Friday, July 11, 2008

Afternoon Theater

Friday 7/11/08
12:52 p.m.

The professor and Mary Anne, I mean, the professor and I took a trip to Baxter Ave. Theaters the other day to see Will Smith's latest box office smash, Hancock.



Like most movie goers, we each got a snack before entering the theater. The professor got the most exotic treat one could possibly nosh on, pop-corn. I, on the other hand, chose a more boring and generic snack of sushi. That's right all you anal retentive people out there in movie land. I snuck outside food into the theater. Don't act like you've never done it before.

When I was in high school every time we would drive to the big city of Jackson to watch a movie (Plaza Twin Cinema was the only movie theater in Yazoo City. Twin = 2 screens = old school = you're ass may get cut or shot = don't go there.) we would swing through the Chik-fil-A drive-thru and pick up a pack of nuggets (This was before I stopped eating chicken, so sit down Pam Anderson). And when I lived in Telluride, we would take anything from spaghetti to salad to a piece of cake to snack on. So yes, I snuck in sushi. And I would like to apologize to the staff at Baxter for spilling soy sauce on the floor. It was an accident and I promise it won't happen again. Well, at least I will try not to let it happen again. Now on to my review of the movie.

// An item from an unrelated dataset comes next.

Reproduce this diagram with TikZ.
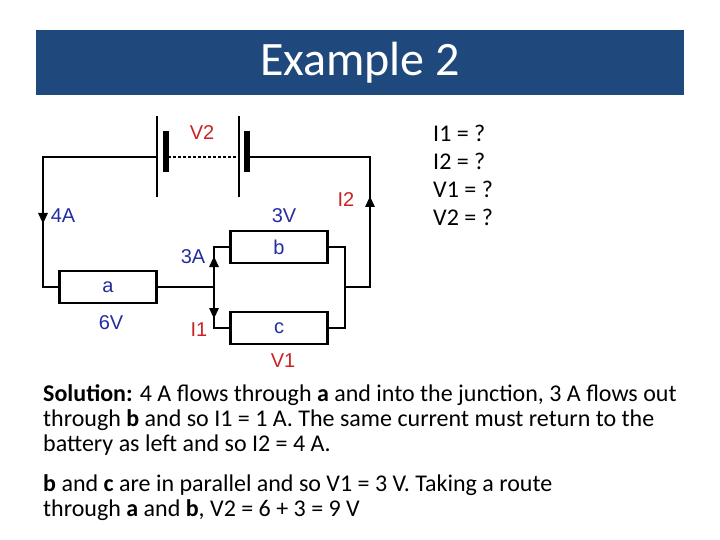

Hancock is great (this is my opinion). I'm not going to go into great detail, as I don't want to spoil it for those of you who have yet to see the film. Will Smith plays the lead role of Hancock, an alcoholic superhero who tends to cause as much trouble as he tries to prevent. Even though he's a superhero, people don't really treat him as if he is heroic. They yell at him, ridicule him and call him names, asshole being the one that enrages him the most. But everything changes the day he comes to the rescue of one of my all time favorite actors (no, not Paul Rudd), Jason Bateman.

I think I first fell in love with Jason when he was on the Hogan Family. Do you remember that show? Valerie, the mom, had trouble with her husband who was a pilot and was never around.



And Jason was the oldest, studly son of the family who all the girls loved. Then there were two twin boys. One was a dork and one was kind of bad. Then they killed off the mom and some other lady named Sandy came in. Anyway, he was a hot stud and I was in love.

Then he really showed his action chops in the greatest sequal in the history of sequals - Teen Wolf Too. And yes grammar police, it is "Too" not 2. Don't question me.



But my absolute favorite show in the whole wide world that got cancelled because it was simply too brilliant and over the heads of all of the dimwits out there who would rather spend their evenings watching The Bachelor, the Real World Douchebag City, or Gossip Girl - Arrested Development. I mean come on. Where else are you going to see a never-nude who is an understudy for the Blue Man Group, a family that lives in a model home in which the patriarch resides in the attic unbeknowst to most of the family, a frozen banana stand and "The Final Countdown" playing every time Gob does a magic trick? Nowhere. How could it get cancelled? How? Who did this? Wait. What was this post about? Oh yeah, Hancock.



So anyway, Jason Bateman's character is a publicist who tries to change Hancock's negative image into something more positive. He wants people to think of him as a real hero.


The uber-hot babe, Charlize Theron, plays Bateman's wife. There is an interesting twist with Hancock and wifey, but I will keep that under wraps.


Although critics have mixed opinions on this film(see below),I give it two thumbs up. It made me laugh (a lot) and it even made me cry. Actually, I think there were just some raw onions in my sushi and that's why my eyes were watering. Yeah, that's it.
"This film is the equivalent of being tone deaf. Don't get me wrong, I think Will Smith is an entertaning actor but this film, as is, does not work. Hence, the panic I was reading on the executives faces after the screening. This film is not as dark as it thinks it is and not as funny as it thinks it is. It's right down the middle and that's a dangerous place to be. IRON MAN got the tone right. The DARK KNIGHT knows exactly what it wants to be. HANCOCK is going into the most competitve summer season since the glorious summer of 1989 Half-Cocked."
"It’s a balls out hilarious movie. Bateman is as dryly hilarious as ever, and Smith gets in quite a few laughs (usually at the expense of others in the earlier parts of the film). Few actors can manage to get a laugh out of throwing a 10 year old kid into the stratosphere, but for Smith it’s practically second nature (not the kid throwing, the ‘easy laugh’ing). Even if you hate the twist, there are still at least unrelated laughs to enjoy for the rest of the film."

So, if you haven't seen Hancock yet, you are pretty much a loser. Go see it.